É Um Caso de Polícia! também é um importante registro da memória imagética da cidade do Rio de Janeiro. Várias cenas têm grande valor documental, como as que mostram uma desértica e pouco habitada praia de Ipanema, além de outros ambientes urbanos cariocas que passaram por muitas transformações ao longo das décadas nos bairros da Gávea, São Conrado, Laranjeiras e Leblon. Há ainda uma tomada que exibe o morro da Rocinha antes do estabelecimento daquela que hoje é a maior favela do Brasil.
Por conta desses registros, causou espanto que o descaso da prefeitura da capital fluminense teve em relação ao longa-metragem. "O filme teve um pedido de restauração indeferido, negado, por uma comissão municipal de incentivo à cultura no Rio de Janeiro. O motivo alegado, segundo o laudo que recebemos, foi que 'a diretora é desconhecida de seus pares, portanto o filme não deve ser preservado'", contou Patrícia.
Para recorrer à decisão, a sobrinha da cineasta coletou depoimentos de "ilustres desconhecidos", como ela mesma disse em tom irônico, que fizeram um abaixo assinado sobre a Carla Civelli e ressaltaram a importância e o pioneirismo da diretora. Participaram nomes como Hugo Carvana, Ítalo Rossi, Nicette Bruno, Paulo Goulart e Paulo Autran.
O filme foi recuperado por Francisco Sérgio Moreira (1952-2016), pioneiro montador, restaurador, pesquisador e conservador do cinema brasileiro. Posteriormente, foi digitalizado pela Teleimage. Em 2016, foi exibido no Festival do Rio. Agora, além de ser um importante registro histórico e um longa capaz de entreter o público quase 60 anos depois da época na qual foi idealizado, É Um Caso de Polícia! é um testamento da obra de Carla Civelli, cuja importância volta à superfície.

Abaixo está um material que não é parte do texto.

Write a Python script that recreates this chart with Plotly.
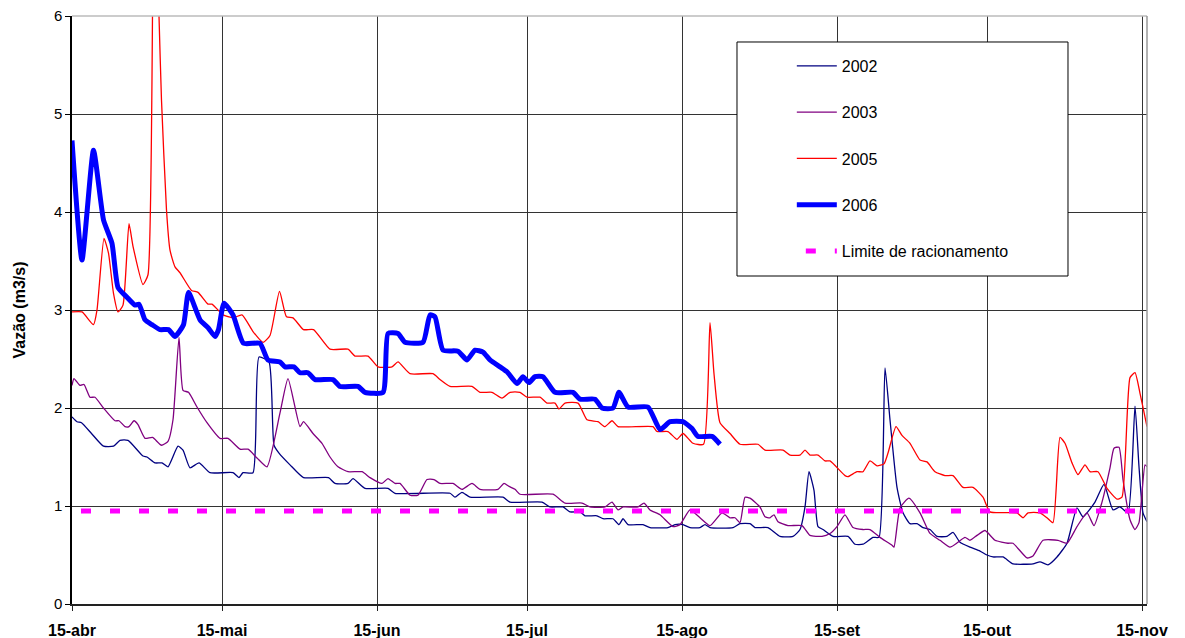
import plotly.graph_objects as go

# x positions are days counted from 15-abr
tick_days = [0, 30, 61, 91, 122, 153, 183, 214]
tick_labels = ["15-abr", "15-mai", "15-jun", "15-jul", "15-ago", "15-set", "15-out", "15-nov"]

days_2002 = [0, 1, 1.9, 3.9, 6.3, 8.3, 9.6, 11.2, 14.2, 15, 16.6, 18, 19.2, 21.2, 22.2, 23.6, 25.4, 27.6,
             32.2, 33.4, 34.2, 36.2, 37.4, 39.4, 40.4, 41.4, 43.6, 46.3, 51.3, 52.6, 55.2, 56.2, 58.6, 63.2,
             64.6, 75.6, 76.6, 78, 79.6, 86.2, 87.6, 94, 95.6, 98.2, 99.6, 101.6, 102.6, 105, 106.2, 108.2,
             109.4, 110.2, 111.2, 114.2, 115.6, 119.2, 120.6, 122.2, 123.6, 125.6, 126.6, 127.6, 132.2,
             133.6, 135.6, 136.6, 139.2, 141.6, 144.2, 145.6, 146.6, 147.4, 148.4, 149.2, 150.2, 152.2,
             155.2, 156.6, 158.2, 160.2, 161.4, 162.6, 163.6, 165, 166.2, 167.6, 169, 170.2, 171.6, 173,
             175, 176.2, 177.6, 179.6, 181.6, 183, 184.2, 186.2, 188.2, 192.2, 193.6, 195.2, 197, 199,
             201, 202.2, 204.6, 206.4, 208.2, 209.6, 211.2, 212.6, 213.4, 214.2, 215]
flow_2002 = [1.91, 1.86, 1.85, 1.74, 1.61, 1.61, 1.67, 1.67, 1.51, 1.50, 1.44, 1.44, 1.40, 1.61, 1.57, 1.39,
             1.44, 1.34, 1.34, 1.29, 1.34, 1.34, 2.52, 2.47, 1.62, 1.54, 1.42, 1.29, 1.29, 1.23, 1.23, 1.28,
             1.18, 1.18, 1.13, 1.13, 1.09, 1.14, 1.09, 1.09, 1.04, 1.04, 0.99, 0.99, 0.94, 0.94, 0.90, 0.90,
             0.87, 0.87, 0.81, 0.87, 0.81, 0.81, 0.78, 0.78, 0.81, 0.81, 0.78, 0.78, 0.81, 0.78, 0.78,
             0.82, 0.82, 0.78, 0.78, 0.69, 0.69, 0.76, 0.99, 1.35, 1.16, 0.79, 0.76, 0.69,
             0.69, 0.61, 0.61, 0.68, 0.68, 2.41, 1.88, 1.19, 0.93, 0.82, 0.82, 0.78, 0.76, 0.69,
             0.69, 0.73, 0.63, 0.58, 0.54, 0.50, 0.48, 0.48, 0.41, 0.41, 0.43, 0.40, 0.48, 0.62,
             0.98, 0.89, 1.04, 1.22, 0.96, 0.99, 0.93, 2.02, 1.40, 0.93, 0.84]

days_2003 = [0, 0.4, 1.6, 2.4, 3.6, 4.6, 6.3, 8.6, 9.4, 10.6, 11.4, 12.4, 13.2, 14.6, 16.1, 17.9, 19.2, 20.2,
             21.4, 22.2, 23.3, 25, 27, 29.6, 31.2, 33.6, 35.2, 37, 39, 41.6, 43.2, 45.6, 46.3, 48.2, 50,
             51.6, 53.2, 55.2, 58, 59.6, 62, 63.2, 64.6, 65.6, 67.6, 69.2, 71, 72.4, 73.6, 76.2, 78, 80,
             81.6, 85.2, 86.4, 87.4, 88.6, 89.6, 96.2, 98.6, 102, 103.6, 106.6, 108, 109.2, 110.2, 113.2,
             114.4, 115.6, 117.6, 120.2, 121.6, 123.6, 125.6, 127.6, 130, 131.6, 132.6, 133.6, 134.6,
             135.6, 137.6, 138.6, 139.6, 140.4, 141.2, 143.2, 146, 147.6, 150, 151.6, 153, 154.6, 156.2,
             158.2, 159.6, 161.6, 164, 164.4, 165.6, 167.4, 169.6, 171.6, 173.6, 175.6, 177.2, 178.6,
             179.6, 181, 182.6, 184.6, 187.2, 188.2, 191, 192.2, 194.2, 197.2, 199, 201, 203, 204.4, 206,
             207.6, 208.4, 209.4, 210.2, 211.6, 212.6, 213.4, 214.6, 215]
flow_2003 = [2.23, 2.30, 2.23, 2.24, 2.11, 2.11, 2.00, 1.87, 1.87, 1.81, 1.81, 1.87, 1.83, 1.69, 1.70, 1.62,
             1.66, 1.88, 2.72, 2.18, 2.16, 2.01, 1.85, 1.69, 1.69, 1.58, 1.58, 1.49, 1.40, 1.95, 2.30, 1.81,
             1.86, 1.74, 1.64, 1.50, 1.40, 1.35, 1.35, 1.29, 1.23, 1.28, 1.23, 1.23, 1.11, 1.11, 1.27, 1.27,
             1.23, 1.23, 1.17, 1.23, 1.17, 1.17, 1.23, 1.20, 1.17, 1.12, 1.12, 1.03, 1.03, 0.99, 0.99, 1.04,
             0.96, 0.99, 0.99, 1.03, 0.96, 0.91, 0.79, 0.81, 0.96, 0.88, 0.80, 0.93, 0.88, 0.88, 0.83, 1.09,
             1.08, 0.99, 0.89, 0.88, 0.91, 0.84, 0.80, 0.80, 0.70, 0.69, 0.72, 0.79, 0.91, 0.78,
             0.76, 0.76, 0.68, 0.60, 0.58, 0.98, 1.08, 0.93, 0.72, 0.65, 0.58, 0.63, 0.68,
             0.65, 0.70, 0.75, 0.65, 0.62, 0.62, 0.47, 0.49, 0.65, 0.65, 0.62, 0.79, 0.93, 0.80, 1.04,
             1.39, 1.59, 1.60, 1.27, 0.86, 0.76, 0.83, 1.42, 1.40]

days_2005 = [0, 2, 4.3, 5, 6.4, 7.3, 8.3, 9.2, 10.2, 11.4, 12.2, 14.2, 15.2, 16.4, 17.4, 17.9, 18.9, 19.6,
             20.6, 21.6, 23.9, 25.2, 27.2, 28, 30.2, 32.2, 34, 36.2, 38.2, 39.6, 41.5, 42.9, 44.2, 46.3,
             48.3, 51.6, 55.2, 56.6, 59.2, 61.2, 64, 65.2, 67.6, 72.2, 73.6, 75.6, 80, 81.6, 84, 86, 87.6,
             89.6, 91, 93.6, 95, 96.6, 97.4, 98.6, 101.2, 103, 105.2, 106.6, 108, 109.2, 116.2, 117, 119.2,
             121, 122.2, 124.2, 126.3, 127.6, 128.4, 129.6, 131.6, 133.6, 137.2, 138.6, 142.2, 143.6,
             145.6, 146.6, 147.6, 149.2, 150.6, 151.6, 154.6, 155.2, 157, 158.2, 159.6, 161, 162.4, 163.2,
             164.8, 166, 167.6, 169.6, 171, 172.6, 174.6, 176.2, 178.2, 180.2, 182.2, 183.6, 189, 190.2,
             191.2, 193.6, 195, 196.2, 197.6, 198.6, 200, 201.2, 202.6, 203.6, 205.2, 207, 209, 210,
             211.6, 212.6, 213.6, 215]
flow_2005 = [2.98, 2.98, 2.85, 3.00, 3.73, 3.58, 3.17, 2.98, 3.05, 3.88, 3.65, 3.26, 3.36, 8.0, 6.0, 5.14,
             4.02, 3.61, 3.44, 3.38, 3.20, 3.18, 3.06, 3.06, 2.95, 2.92, 2.95, 2.78, 2.67, 2.74, 3.19, 2.93,
             2.92, 2.80, 2.80, 2.60, 2.60, 2.53, 2.53, 2.42, 2.42, 2.47, 2.35, 2.35, 2.29, 2.22, 2.22, 2.16,
             2.16, 2.10, 2.16, 2.16, 2.11, 2.11, 2.05, 2.05, 1.99, 2.05, 2.05, 1.88, 1.86, 1.81, 1.87, 1.81,
             1.81, 1.76, 1.76, 1.68, 1.74, 1.64, 1.63, 2.87, 2.35, 1.85, 1.74, 1.63, 1.63, 1.57, 1.57, 1.52,
             1.52, 1.57, 1.52, 1.52, 1.46, 1.46, 1.31, 1.30, 1.35, 1.35, 1.46, 1.41, 1.43, 1.54, 1.81, 1.72,
             1.64, 1.47, 1.45, 1.35, 1.31, 1.31, 1.19, 1.19, 1.09, 0.94, 0.93, 0.88, 0.93, 0.93, 0.88, 0.83,
             1.70, 1.64, 1.44, 1.32, 1.42, 1.35, 1.35, 1.18, 1.07, 1.09, 2.31, 2.36, 2.15, 1.81]

days_2006 = [0, 2, 4.3, 6.3, 8, 9.2, 11, 12.6, 13.4, 14.6, 16, 17.6, 19.3, 20.6, 22.3, 23.3, 25.6, 27.2,
             28.6, 29.3, 30.4, 32.2, 34.3, 37.6, 39.2, 41.6, 42.6, 44.4, 45.6, 47.2, 48.6, 52.2, 53.6, 57.2,
             58.6, 62.2, 63.2, 65.2, 66.6, 70.2, 71.6, 72.6, 74.2, 77.2, 79, 80.6, 82.2, 83.6, 85.6, 87, 89,
             90.2, 91.4, 92.6, 94.2, 96.6, 100.2, 101.6, 104.6, 106, 108.2, 109.4, 111.2, 115.2, 117.6,
             119.6, 122.2, 124, 125.2, 128, 129.6]
flow_2006 = [4.73, 3.51, 4.63, 3.92, 3.68, 3.23, 3.13, 3.05, 3.06, 2.90, 2.85, 2.80, 2.80, 2.73, 2.85, 3.18,
             2.90, 2.82, 2.73, 2.80, 3.07, 2.95, 2.66, 2.66, 2.49, 2.47, 2.42, 2.42, 2.36, 2.36, 2.29, 2.29,
             2.22, 2.22, 2.16, 2.16, 2.76, 2.76, 2.67, 2.67, 2.95, 2.93, 2.59, 2.58, 2.49, 2.59, 2.57, 2.49,
             2.42, 2.37, 2.25, 2.32, 2.26, 2.32, 2.32, 2.16, 2.16, 2.09, 2.09, 2.00, 2.00, 2.16, 2.01, 2.01,
             1.78, 1.86, 1.86, 1.79, 1.71, 1.71, 1.63]

limit_days = [0, 215]
limit_flow = [0.95, 0.95]

FONT = "Arial, Liberation Sans, sans-serif"

fig = go.Figure()
series = [
    ("2002", days_2002, flow_2002, "#000080", 1.3),
    ("2003", days_2003, flow_2003, "#800080", 1.3),
    ("2005", days_2005, flow_2005, "#FF0000", 1.3),
    ("2006", days_2006, flow_2006, "#0000FF", 5),
]
for name, xs, ys, col, w in series:
    fig.add_trace(go.Scatter(x=xs, y=ys, mode="lines", name=name, legendgroup=name,
                             line=dict(color=col, width=w, shape="spline", smoothing=0.5)))
fig.add_trace(go.Scatter(x=limit_days, y=limit_flow, mode="lines", name="Limite de racionamento",
                         legendgroup="lim",
                         line=dict(color="#FF00FF", width=5, dash="0px,9px,10px,10px")))

fig.update_layout(
    width=1185, height=638,
    margin=dict(l=72, r=38, t=16, b=34, autoexpand=False),
    paper_bgcolor="white", plot_bgcolor="white",
    font=dict(family=FONT, size=15, color="black"),
    showlegend=True,
    legend=dict(x=0.6696, y=0.944, xanchor="left", yanchor="top",
                bgcolor="rgba(0,0,0,0)", borderwidth=0,
                font=dict(family=FONT, size=16, color="black"),
                tracegroupgap=22.5, itemwidth=40),
    xaxis=dict(range=[0, 215], tickmode="array", tickvals=tick_days, ticktext=tick_labels,
               tickfont=dict(family=FONT, size=16, color="black", weight="bold"),
               showgrid=True, gridcolor="#333333", gridwidth=1, automargin=False,
               showline=True, linecolor="#222222", linewidth=1.5, ticklabelstandoff=6,
               ticks="outside", ticklen=5, tickcolor="#222222", zeroline=False),
    yaxis=dict(range=[0, 6], tickvals=[0, 1, 2, 3, 4, 5, 6],
               tickfont=dict(family=FONT, size=15, color="black"),
               title=dict(text="Vazão (m3/s)", font=dict(family=FONT, size=16, color="black", weight="bold"),
                          standoff=24),
               showgrid=True, gridcolor="#333333", gridwidth=1, automargin=False,
               showline=True, linecolor="#000000", linewidth=1.5,
               ticks="outside", ticklen=5, tickcolor="#000000", zeroline=False),
    shapes=[
        dict(type="rect", xref="paper", yref="paper", x0=0.6186, x1=0.9265, y0=0.5578, y1=0.9558,
             line=dict(color="black", width=1), fillcolor="white", layer="above"),
        dict(type="line", xref="paper", yref="paper", x0=0, x1=1, y0=1, y1=1,
             line=dict(color="#BBBBBB", width=1.5), layer="above"),
        dict(type="line", xref="paper", yref="paper", x0=1, x1=1, y0=0, y1=1,
             line=dict(color="#999999", width=1.5), layer="above"),
    ],
)

fig.write_html("out.html", config={"displayModeBar": False},
               post_script="document.body.style.margin='0';")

Antes de chegar ao Brasil, em 1947, Civelli chegou a trabalhar com o celebrado Luchino Visconti na Itália. Por aqui, foi diretora do TBC (Teatro Brasileiro de Comédia); montou O Caiçara (1951), primeiro filme do estúdio Vera Cruz, que já foi o maior do país; e foi a primeira mulher diretora de teleteatro e novela em atrações das extintas TV Tupi e TV Rio.